Si non il y a un script RipTool sur https://www.opendesktop.org/p/1218850/
how to use this for https websites ?
@Ashutosh
For https website, just add parameter –no-check-certificate
Example:
wget -mkEpnp –no-check-certificate https://example.com
I saw the comment related to HTTrack only after reading this very useful article (and successfully copying 99% of a website written in ColdFusion, the remaining 1% being embedded JavaScript which had to be done manually; also, moving everything to HTTPS took me a minute or so!).
Unfortunately, HTTrack made sense in 2014 (when this article was written), but it stopped being developed in 2017 (last commit on github) and has 112 pending issues (a bad sign — it’s probably abandoned by now). One major issue with HTTrack is the apparent lack of support of HTML5 (or at least incomplete support for the new tags).
wget continues to be thoroughly developed, and, although I haven’t tried it personally (I’m mostly copying ‘legacy’ websites…), it seems to be able to deal with HTML5 tags so far as one ‘forces’ wget to identify itself as a recent version of, say, Chrome or Firefox; if it identifies itself by default, the webserver it connects too may simply think that it’s a very old browser trying to access the site and ‘simplify’ the HTML being passed back (i.e. ‘downgrading’ it to HTML4 or so). This, of course, is not an issue with wget per se but rather the way webservers (and web designers!) are getting more and more clever in dealing with a vast variety of users, browsers, and platforms.
Also, contemporary versions of wget (which means mid-2019 by the time I’m writing this comment!) will have no trouble ‘digging deep’ to extract JS and CSS files etc. Obviously it cannot make miracles and doesn’t deal with everything; I had some issues with imagemaps, for instance (something nobody uses these days), as well as HTML generated on-the-go by Javascript. And of course there is a limit to what it can actually do with very complex and dynamic websites which adjust their content to whatever browser the user has, page by page — especially on those cases where the different versions of the same page all have the same URL (a bad practice IMHO). Still, it remains useful for a lot of situations, and the results are better than what you get out of archive.org…
I just wanted to point this out since this article is old but still relevant for today’s wget — and sadly HTTrack was abandoned and isn’t an option any longer…
I tried pavuk, which can handle javascript but it got confused so I went back to wget. Somebody may want to further research pavuk with js.
I tried wget with different parameters, saw a lot of errors. Your setup, -mkEpnp. is now downloading smoothly.
alias wgetMirror=”/usr/bin/wget -o wget.log -mkEpnp –wait=9 –user-agent=’Mozilla/5.0 (compatible; Googlebot/2.1; +http://www. google.com/bot.html)’ –no-check-certificate”
I’m trying to save somebody’s wordpress site which he lost control of, so we cannot ssh into vps and tar gzip. I have wordpress on another vps for him.

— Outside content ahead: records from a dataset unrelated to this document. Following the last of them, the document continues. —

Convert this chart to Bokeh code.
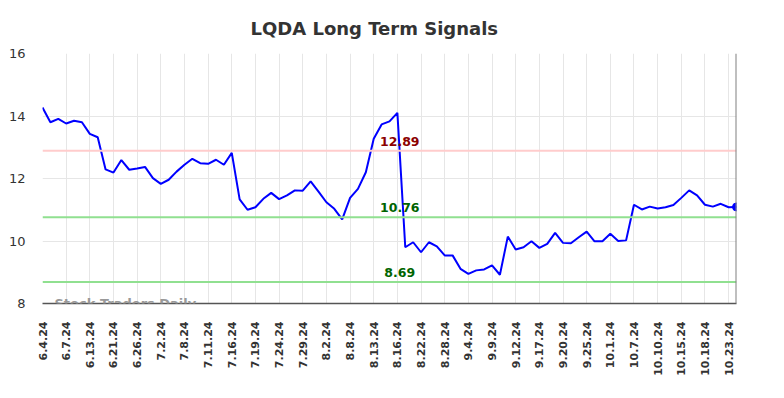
import math
from bokeh.plotting import figure
from bokeh.models import ColumnDataSource, Span, Label, FixedTicker, Title
from bokeh.embed import file_html
from bokeh.resources import INLINE

title_text = "LQDA Long Term Signals"

tick_labels = ["6.4.24", "6.7.24", "6.13.24", "6.21.24", "6.26.24", "7.2.24", "7.8.24",
               "7.11.24", "7.16.24", "7.19.24", "7.24.24", "7.29.24", "8.2.24", "8.8.24",
               "8.13.24", "8.16.24", "8.22.24", "8.28.24", "9.4.24", "9.9.24", "9.12.24",
               "9.17.24", "9.20.24", "9.25.24", "10.1.24", "10.7.24", "10.10.24",
               "10.15.24", "10.18.24", "10.23.24"]
tick_step = 3

prices = [14.27, 13.80, 13.91, 13.76, 13.85, 13.80, 13.43, 13.32, 12.29, 12.19,
          12.59, 12.28, 12.32, 12.37, 12.01, 11.83, 11.96, 12.22, 12.44, 12.63,
          12.49, 12.47, 12.60, 12.44, 12.82, 11.33, 11.00, 11.08, 11.35, 11.54,
          11.34, 11.46, 11.62, 11.61, 11.91, 11.58, 11.24, 11.03, 10.69, 11.38,
          11.67, 12.20, 13.27, 13.73, 13.83, 14.10, 9.80, 9.96, 9.64, 9.96,
          9.83, 9.54, 9.54, 9.11, 8.95, 9.06, 9.09, 9.22, 8.92, 10.14,
          9.73, 9.80, 9.99, 9.78, 9.91, 10.26, 9.94, 9.93, 10.12, 10.30,
          9.99, 9.99, 10.23, 10.00, 10.02, 11.16, 11.01, 11.10, 11.04, 11.08,
          11.15, 11.38, 11.62, 11.46, 11.16, 11.10, 11.19, 11.08, 11.09]

upper_level = 12.89
mid_level = 10.76
lower_level = 8.69
last_time = "16:00"

y_min, y_max = 8, 16
y_ticks = [8, 10, 12, 14, 16]

xs = list(range(len(prices)))
n = len(prices)

p = figure(frame_width=694, frame_height=250, output_backend="svg", toolbar_location=None,
           x_range=(0, n - 1), y_range=(y_min, y_max),
           min_border_left=42, min_border_right=40, min_border_top=53, min_border_bottom=87)
p.outline_line_color = None
p.background_fill_color = "white"
p.border_fill_color = "white"

p.title = Title(text=title_text, align="left", offset=208, standoff=30, text_font="DejaVu Sans",
                text_font_size="18px", text_font_style="bold", text_color="#333333")

# grids
p.xgrid.grid_line_color = "#e6e6e6"
p.ygrid.grid_line_color = "#e6e6e6"
p.xgrid.grid_line_width = 1
p.ygrid.grid_line_width = 1

tick_pos = [i * tick_step for i in range(len(tick_labels))]
p.xaxis.ticker = FixedTicker(ticks=tick_pos)
p.xaxis.major_label_overrides = {tp: lab for tp, lab in zip(tick_pos, tick_labels)}
p.xaxis.major_label_orientation = math.pi / 2
p.xaxis.major_label_text_font = "DejaVu Sans"
p.xaxis.major_label_text_font_style = "bold"
p.xaxis.major_label_text_font_size = "11px"
p.xaxis.major_label_text_color = "#333333"
p.xaxis.major_tick_line_color = None
p.xaxis.major_tick_out = 0
p.xaxis.major_tick_in = 0
p.xaxis.minor_tick_line_color = None
p.xaxis.major_label_standoff = 18
p.xaxis.axis_line_color = "#555555"
p.xaxis.axis_line_width = 1.5

p.yaxis.ticker = FixedTicker(ticks=y_ticks)
p.yaxis.major_label_text_font = "DejaVu Sans"
p.yaxis.major_label_text_font_size = "13px"
p.yaxis.major_label_text_color = "#333333"
p.yaxis.major_tick_line_color = None
p.yaxis.major_tick_out = 0
p.yaxis.major_tick_in = 0
p.yaxis.minor_tick_line_color = None
p.yaxis.axis_line_color = None
p.yaxis.major_label_standoff = 17

# level lines
p.add_layout(Span(location=upper_level, dimension="width", line_color="#ffcccc", line_width=2))
p.add_layout(Span(location=mid_level, dimension="width", line_color="#90e090", line_width=2))
p.add_layout(Span(location=lower_level, dimension="width", line_color="#90e090", line_width=2))
p.add_layout(Span(location=n - 1, dimension="height", line_color="#808080", line_width=2))

src = ColumnDataSource(dict(x=xs, y=prices))
p.line("x", "y", source=src, line_color="#0000ff", line_width=2)
p.scatter([xs[-1]], [prices[-1]], size=8, color="#0000ff")

label_x = 45.3
for lvl, col in [(upper_level, "#8b0000"), (mid_level, "#006400"), (lower_level, "#006400")]:
    p.add_layout(Label(x=label_x, y=lvl, text=f"{lvl:.2f}", text_align="center",
                       y_offset=5, text_font="DejaVu Sans", text_font_size="12.5px",
                       text_font_style="bold", text_color=col))

p.add_layout(Label(x=xs[-1], y=prices[-1], text=last_time, text_align="left",
                   y_offset=23, x_offset=0, text_baseline="middle",
                   text_font="DejaVu Sans", text_font_size="10.5px",
                   text_font_style="bold", text_color="#000000"))
p.add_layout(Label(x=xs[-1], y=prices[-1], text=f"{prices[-1]:.2f}", text_align="left",
                   y_offset=10, x_offset=0, text_baseline="middle",
                   text_font="DejaVu Sans", text_font_size="10.5px",
                   text_font_style="bold", text_color="#0000ff"))

p.add_layout(Label(x=12, y=0, x_units="screen", y_units="screen", text="Stock Traders Daily",
                   text_baseline="middle", text_font="DejaVu Sans", text_font_size="13px",
                   text_font_style="bold", text_color="#999999", level="overlay"))

open("out.html", "w").write(file_html(p, INLINE))
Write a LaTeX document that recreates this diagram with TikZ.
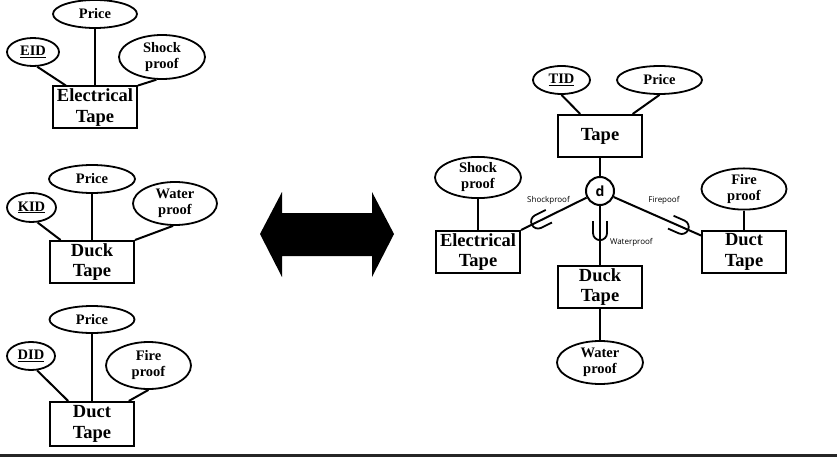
\documentclass[tikz,border=0pt]{standalone}
\usepackage{fontspec}
\setmainfont{Liberation Serif}
\newfontfamily\labelfont{Open Sans}
\usetikzlibrary{shapes.geometric,decorations.markings}

\begin{document}
\begin{tikzpicture}[x=1pt,y=-1pt,line width=2pt,every edge/.style={draw,line width=2pt}]
  \tikzstyle{entity}=[draw,rectangle,line width=2pt,minimum width=84pt,minimum height=42pt,inner sep=1pt,align=center,font=\fontsize{18.5}{20.5}\selectfont\bfseries]
  \tikzstyle{attr}=[draw,ellipse,line width=1.8pt,inner sep=0pt,align=center,font=\fontsize{14.5}{16}\selectfont\bfseries]
  \tikzstyle{rolelabel}=[font=\labelfont\fontsize{8}{9}\selectfont,inner sep=0pt]
  \tikzstyle{isa}=[postaction={decorate,decoration={markings,mark=at position #1 with {\draw[line width=1.8pt] (-12pt,7pt) -- (0pt,7pt) arc (90:-90:7pt) -- (-12pt,-7pt);}}}]

  \useasboundingbox (0,0) rectangle (837,457);

  % separate tables
  \node[entity] (e1) at (95,107.5) {Electrical\\Tape};
  \node[attr,minimum width=84pt,minimum height=28pt] (e1p) at (95,14) {Price};
  \node[attr,minimum width=52pt,minimum height=28pt] (e1k) at (33,52) {\underline{EID}};
  \node[attr,minimum width=86pt,minimum height=44pt] (e1s) at (162,57) {Shock\\proof};

  \node[entity] (e2) at (92,262) {Duck\\Tape};
  \node[attr,minimum width=86pt,minimum height=28pt] (e2p) at (92,179) {Price};
  \node[attr,minimum width=49pt,minimum height=29pt] (e2k) at (31.5,207.5) {\underline{KID}};
  \node[attr,minimum width=84pt,minimum height=43pt] (e2w) at (175,203.5) {Water\\proof};

  \node[entity,minimum height=44pt] (e3) at (92,424) {Duct\\Tape};
  \node[attr,minimum width=85pt,minimum height=27pt] (e3p) at (92,319.5) {Price};
  \node[attr,minimum width=48pt,minimum height=28pt] (e3k) at (31,356) {\underline{DID}};
  \node[attr,minimum width=85pt,minimum height=47pt] (e3f) at (148.5,365.5) {Fire\\proof};

  \path
  (e1p) edge (e1)
  (e1k.-74) edge (e1.143)
  (e1s.-104) edge (e1.north east)
  (e2p) edge (e2)
  (e2k.-68) edge (e2.145)
  (e2w.-95) edge (e2.north east)
  (e3p) edge (e3)
  (e3k.-67) edge (e3.136)
  (e3f.south) edge (e3.32);

  % double arrow
  \fill (260,234) -- (282,192) -- (282,213) -- (372,213) -- (372,192) -- (394,234)
    -- (372,277) -- (372,256) -- (282,256) -- (282,277) -- cycle;

  % generalisation
  \node[entity] (tape) at (600,136) {Tape};
  \node[attr,minimum width=57pt,minimum height=28pt] (tid) at (561.5,80) {\underline{TID}};
  \node[attr,minimum width=85pt,minimum height=28pt] (tprice) at (659.5,80) {Price};
  \node[draw,circle,minimum size=28pt,inner sep=0pt,font=\labelfont\bfseries\fontsize{14}{16}\selectfont] (d) at (600,191) {d};

  \node[entity] (et) at (478,252) {Electrical\\Tape};
  \node[attr,minimum width=86pt,minimum height=41pt] (ets) at (478,177.5) {Shock\\proof};
  \node[entity] (dk) at (600,287) {Duck\\Tape};
  \node[attr,minimum width=86pt,minimum height=43pt] (dkw) at (600,362.5) {Water\\proof};
  \node[entity] (dt) at (744,252) {Duct\\Tape};
  \node[attr,minimum width=85pt,minimum height=38pt] (dtf) at (744,189) {Fire\\proof};

  \node[rolelabel] (lshock) at (548.5,200) {Shockproof};
  \node[rolelabel] (lfire) at (664,200) {Firepoof};
  \node[rolelabel,anchor=west] (lwater) at (609,242) {Waterproof};

  \path
  (tid.south) edge (tape.132)
  (tprice.south) edge (tape.34)
  (tape) edge (d)
  (ets) edge (et)
  (dk) edge (dkw)
  (dtf) edge (dt);

  \draw[isa=0.74] (d) -- (et.north east);
  \draw[isa=0.46] (d) -- (dk);
  \draw[isa=0.78] (d) -- (dt.159);

  \fill[black!85] (0,454) rectangle (837,457);
\end{tikzpicture}
\end{document}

After many unsuccessful parameter combination attempts,
your command worked perfectly on my system!
Scientific Linux release 6.10 (Carbon)
GNU Wget 1.12
sometimes an additional
--compression=auto
is required to handle gzip. otherwise, you’d get a singleindex.html.gz
I just created a static site with some 900 pages from a Ruby on Rails application using wget with the proposed parameters. Worked perfectly! The two things I really like are that it managed to transform internal links to relative (adding “../” or “../../” as needed) and that extensions were added to the file names.
This only took a few minutes ( on OS X Big Sur ) with my Rails application running in development mode on the same machine.
hi guys,
Thanks for advice. It does not work for me. There is this company which shares some files on a https:// page where I have to login with login and password.
If I enter something like this:
wget –mirror –convert-links –adjust-extension –page-requisites –no-parent –compression=auto –http-user=user –http-password=password https://thispage.com/folder1
(or without –compression=auto)
it makes folder thispage
Inside I find robots.txt where is written
User-agent: *
Disallow: /
Next to it is directory folder1 and there is index.html.
wget can nicely download each file if I enter
wget –http-user=user –http-password=password https://thispage.com/folder1/file1
but I do not know how to make it download all files at once. If I load page in browser it gives me listing
File name File Size Date
and I could copy names.
How do I make wget (or any other tool) download files from folder and I would list file names in some txt.
I guess I could make some bash script for it but can some tool do it for me as well?
ok solution was
wget –http-user=user –http-password=password –input-file=https://thatsite.com/folder1/
Johnoo
I suggest adding “–restrict-file-names=windows” as well, it is not exactly necessary under linux or osx, but you can run into problem if you later want to copy the downloaded files to a partition in Windows file systems.